>> begin Data shown

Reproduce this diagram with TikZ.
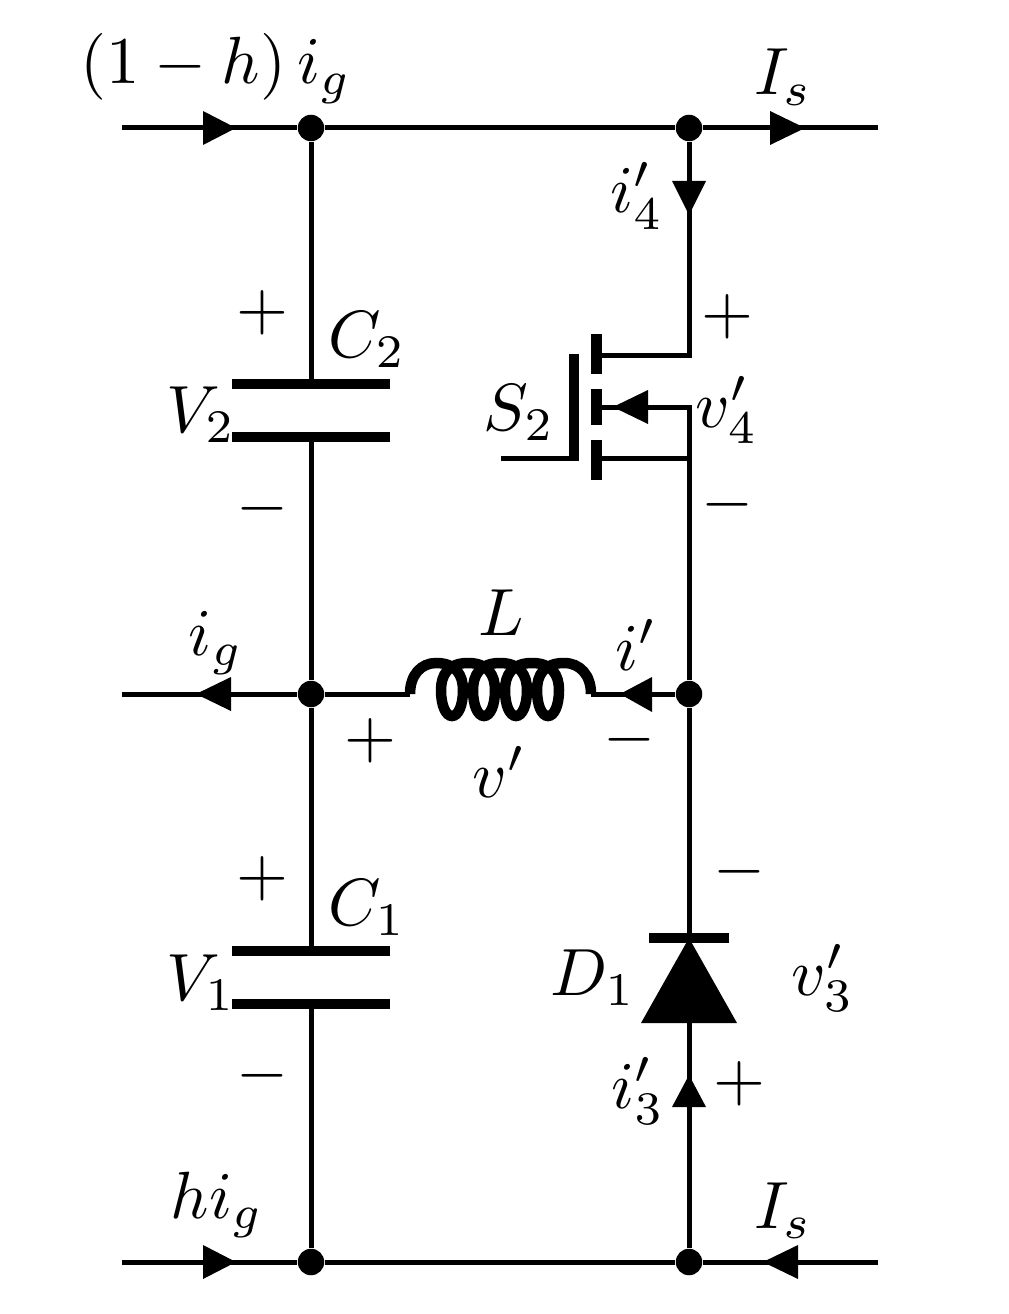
\documentclass[tikz,border=0pt]{standalone}
\usetikzlibrary{positioning}

\tikzset{
  wire/.style={line width=1mm},
  plate/.style={line width=2mm},
  dot/.style={circle,fill=black,inner sep=0pt,minimum size=5.3mm},
  lbl/.style={scale=3.8,anchor=base,inner sep=0pt},
  tip/.style={fill=black,draw=none}
}

\begin{document}
\begin{tikzpicture}[x=0.2mm,y=-0.2mm]
\useasboundingbox (0,0) rectangle (1008,1314);

\node[dot] (TL) at (311,128) {};
\node[dot] (TR) at (689,128) {};
\node[dot] (ML) at (311,694) {};
\node[dot] (MR) at (689,694) {};
\node[dot] (BL) at (311,1262) {};
\node[dot] (BR) at (689,1262) {};

\coordinate (inTop) at (122,128);
\coordinate (outTop) at (878,128);
\coordinate (outMid) at (122,694);
\coordinate (inBot) at (122,1262);
\coordinate (outBot) at (878,1262);
\coordinate (C2a) at (311,384);
\coordinate (C2b) at (311,437);
\coordinate (C1a) at (311,951);
\coordinate (C1b) at (311,1004);
\coordinate (Lleft) at (410,694);
\coordinate (Lright) at (591,694);
\coordinate (drain) at (689,355);
\coordinate (body) at (689,407);
\coordinate (source) at (689,458);
\coordinate (cathode) at (689,938);
\coordinate (anode) at (689,1023);

% outer rails
\draw[wire] (inTop) -- (TL) -- (TR) -- (outTop);
\draw[wire] (inBot) -- (BL) -- (BR) -- (outBot);
\draw[wire] (outMid) -- (ML);

% capacitors
\draw[wire] (TL) -- (C2a);
\draw[wire] (C2b) -- (ML) -- (C1a);
\draw[wire] (C1b) -- (BL);
\draw[plate] (232,384) -- (390,384);
\draw[plate] (232,437) -- (390,437);
\draw[plate] (232,951) -- (390,951);
\draw[plate] (232,1004) -- (390,1004);

% inductor
\draw[wire] (ML) -- (Lleft);
\draw[wire] (Lright) -- (MR);
\draw[line width=2.1mm] (Lleft) .. controls (410,675) and (421,663) .. (436,663)
  \foreach \p in {436,468,500,532} {
    .. controls ({\p+20},663) and ({\p+27},675) .. ({\p+27},690)
    .. controls ({\p+27},706) and ({\p+22},716) .. ({\p+16},716)
    .. controls ({\p+10},716) and ({\p+5},706) .. ({\p+5},690)
    .. controls ({\p+5},675) and ({\p+12},663) .. ({\p+32},663)
  }
  .. controls (580,663) and (591,675) .. (Lright);

% switch
\draw[wire] (TR) -- (drain) -- (596,355);
\draw[wire] (596,407) -- (body) -- (source);
\draw[wire] (596,458) -- (source) -- (MR);
\draw[wire] (501,458) -- (579,458);
\draw[line width=2mm] (574,354) -- (574,460);
\draw[line width=2.2mm] (596.5,334) -- (596.5,374);
\draw[line width=2.2mm] (596.5,389) -- (596.5,425);
\draw[line width=2.2mm] (596.5,440) -- (596.5,480);

% diode
\draw[wire] (MR) -- (cathode);
\draw[wire] (anode) -- (BR);
\draw[plate] (649,938) -- (729,938);
\fill[tip] (cathode) -- (737,1023) -- (641,1023) -- cycle;

% current arrows
\fill[tip] (236,128) -- (203,111) -- (203,145) -- cycle;
\fill[tip] (805,128) -- (770,111) -- (770,145) -- cycle;
\fill[tip] (689,215) -- (672,181) -- (706,181) -- cycle;
\fill[tip] (613,407) -- (648,390) -- (648,424) -- cycle;
\fill[tip] (196,694) -- (231,677) -- (231,711) -- cycle;
\fill[tip] (620,694) -- (652,677) -- (652,712) -- cycle;
\fill[tip] (689,1075) -- (672,1107) -- (706,1107) -- cycle;
\fill[tip] (236,1262) -- (203,1245) -- (203,1279) -- cycle;
\fill[tip] (763,1262) -- (798,1245) -- (798,1279) -- cycle;

% labels
\node[lbl] (lblTop) at (216,84) {$(1-h)\,i_g$};
\node[lbl] (lblIsT) at (783,95) {$I_s$};
\node[lbl] (lblI4) at (637,213) {$i'_4$};
\node[lbl] (lblC2) at (367,357) {$C_2$};
\node[lbl] (lblV2) at (201,432) {$V_2$};
\node[lbl] (lblS2) at (519,430) {$S_2$};
\node[lbl] (lblV4) at (727,427) {$v'_4$};
\node[lbl] (lblL) at (501,635) {$L$};
\node[lbl] (lblIg) at (216,655) {$i_g$};
\node[lbl] (lblI) at (636,670) {$i'$};
\node[lbl] (lblV) at (499,797) {$v'$};
\node[lbl] (lblC1) at (367,925) {$C_1$};
\node[lbl] (lblV1) at (201,1000) {$V_1$};
\node[lbl] (lblD1) at (593,995) {$D_1$};
\node[lbl] (lblV3) at (823,995) {$v'_3$};
\node[lbl] (lblI3) at (638,1108) {$i'_3$};
\node[lbl] (lblHig) at (217,1218) {$hi_g$};
\node[lbl] (lblIsB) at (783,1228) {$I_s$};

% polarity signs
\node[lbl,anchor=center] (pC2) at (262,313) {$+$};
\node[lbl,anchor=center] (mC2) at (262,509) {$-$};
\node[lbl,anchor=center] (pS2) at (727,317) {$+$};
\node[lbl,anchor=center] (mS2) at (727,505) {$-$};
\node[lbl,anchor=center] (pL) at (370,741) {$+$};
\node[lbl,anchor=center] (mL) at (629,740) {$-$};
\node[lbl,anchor=center] (pC1) at (262,879) {$+$};
\node[lbl,anchor=center] (mC1) at (262,1076) {$-$};
\node[lbl,anchor=center] (mD1) at (739,872) {$-$};
\node[lbl,anchor=center] (pD1) at (739,1084) {$+$};

\end{tikzpicture}
\end{document}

>> end Data shown

Go through the data above and transcribe it in full, omitting any image.

Reproduce this diagram with TikZ.
\documentclass[tikz,border=0pt]{standalone}
\usetikzlibrary{positioning}

\tikzset{
  wire/.style={line width=1mm},
  plate/.style={line width=2mm},
  dot/.style={circle,fill=black,inner sep=0pt,minimum size=5.3mm},
  lbl/.style={scale=3.8,anchor=base,inner sep=0pt},
  tip/.style={fill=black,draw=none}
}

\begin{document}
\begin{tikzpicture}[x=0.2mm,y=-0.2mm]
\useasboundingbox (0,0) rectangle (1008,1314);

\node[dot] (TL) at (311,128) {};
\node[dot] (TR) at (689,128) {};
\node[dot] (ML) at (311,694) {};
\node[dot] (MR) at (689,694) {};
\node[dot] (BL) at (311,1262) {};
\node[dot] (BR) at (689,1262) {};

\coordinate (inTop) at (122,128);
\coordinate (outTop) at (878,128);
\coordinate (outMid) at (122,694);
\coordinate (inBot) at (122,1262);
\coordinate (outBot) at (878,1262);
\coordinate (C2a) at (311,384);
\coordinate (C2b) at (311,437);
\coordinate (C1a) at (311,951);
\coordinate (C1b) at (311,1004);
\coordinate (Lleft) at (410,694);
\coordinate (Lright) at (591,694);
\coordinate (drain) at (689,355);
\coordinate (body) at (689,407);
\coordinate (source) at (689,458);
\coordinate (cathode) at (689,938);
\coordinate (anode) at (689,1023);

% outer rails
\draw[wire] (inTop) -- (TL) -- (TR) -- (outTop);
\draw[wire] (inBot) -- (BL) -- (BR) -- (outBot);
\draw[wire] (outMid) -- (ML);

% capacitors
\draw[wire] (TL) -- (C2a);
\draw[wire] (C2b) -- (ML) -- (C1a);
\draw[wire] (C1b) -- (BL);
\draw[plate] (232,384) -- (390,384);
\draw[plate] (232,437) -- (390,437);
\draw[plate] (232,951) -- (390,951);
\draw[plate] (232,1004) -- (390,1004);

% inductor
\draw[wire] (ML) -- (Lleft);
\draw[wire] (Lright) -- (MR);
\draw[line width=2.1mm] (Lleft) .. controls (410,675) and (421,663) .. (436,663)
  \foreach \p in {436,468,500,532} {
    .. controls ({\p+20},663) and ({\p+27},675) .. ({\p+27},690)
    .. controls ({\p+27},706) and ({\p+22},716) .. ({\p+16},716)
    .. controls ({\p+10},716) and ({\p+5},706) .. ({\p+5},690)
    .. controls ({\p+5},675) and ({\p+12},663) .. ({\p+32},663)
  }
  .. controls (580,663) and (591,675) .. (Lright);

% switch
\draw[wire] (TR) -- (drain) -- (596,355);
\draw[wire] (596,407) -- (body) -- (source);
\draw[wire] (596,458) -- (source) -- (MR);
\draw[wire] (501,458) -- (579,458);
\draw[line width=2mm] (574,354) -- (574,460);
\draw[line width=2.2mm] (596.5,334) -- (596.5,374);
\draw[line width=2.2mm] (596.5,389) -- (596.5,425);
\draw[line width=2.2mm] (596.5,440) -- (596.5,480);

% diode
\draw[wire] (MR) -- (cathode);
\draw[wire] (anode) -- (BR);
\draw[plate] (649,938) -- (729,938);
\fill[tip] (cathode) -- (737,1023) -- (641,1023) -- cycle;

% current arrows
\fill[tip] (236,128) -- (203,111) -- (203,145) -- cycle;
\fill[tip] (805,128) -- (770,111) -- (770,145) -- cycle;
\fill[tip] (689,215) -- (672,181) -- (706,181) -- cycle;
\fill[tip] (613,407) -- (648,390) -- (648,424) -- cycle;
\fill[tip] (196,694) -- (231,677) -- (231,711) -- cycle;
\fill[tip] (620,694) -- (652,677) -- (652,712) -- cycle;
\fill[tip] (689,1075) -- (672,1107) -- (706,1107) -- cycle;
\fill[tip] (236,1262) -- (203,1245) -- (203,1279) -- cycle;
\fill[tip] (763,1262) -- (798,1245) -- (798,1279) -- cycle;

% labels
\node[lbl] (lblTop) at (216,84) {$(1-h)\,i_g$};
\node[lbl] (lblIsT) at (783,95) {$I_s$};
\node[lbl] (lblI4) at (637,213) {$i'_4$};
\node[lbl] (lblC2) at (367,357) {$C_2$};
\node[lbl] (lblV2) at (201,432) {$V_2$};
\node[lbl] (lblS2) at (519,430) {$S_2$};
\node[lbl] (lblV4) at (727,427) {$v'_4$};
\node[lbl] (lblL) at (501,635) {$L$};
\node[lbl] (lblIg) at (216,655) {$i_g$};
\node[lbl] (lblI) at (636,670) {$i'$};
\node[lbl] (lblV) at (499,797) {$v'$};
\node[lbl] (lblC1) at (367,925) {$C_1$};
\node[lbl] (lblV1) at (201,1000) {$V_1$};
\node[lbl] (lblD1) at (593,995) {$D_1$};
\node[lbl] (lblV3) at (823,995) {$v'_3$};
\node[lbl] (lblI3) at (638,1108) {$i'_3$};
\node[lbl] (lblHig) at (217,1218) {$hi_g$};
\node[lbl] (lblIsB) at (783,1228) {$I_s$};

% polarity signs
\node[lbl,anchor=center] (pC2) at (262,313) {$+$};
\node[lbl,anchor=center] (mC2) at (262,509) {$-$};
\node[lbl,anchor=center] (pS2) at (727,317) {$+$};
\node[lbl,anchor=center] (mS2) at (727,505) {$-$};
\node[lbl,anchor=center] (pL) at (370,741) {$+$};
\node[lbl,anchor=center] (mL) at (629,740) {$-$};
\node[lbl,anchor=center] (pC1) at (262,879) {$+$};
\node[lbl,anchor=center] (mC1) at (262,1076) {$-$};
\node[lbl,anchor=center] (mD1) at (739,872) {$-$};
\node[lbl,anchor=center] (pD1) at (739,1084) {$+$};

\end{tikzpicture}
\end{document}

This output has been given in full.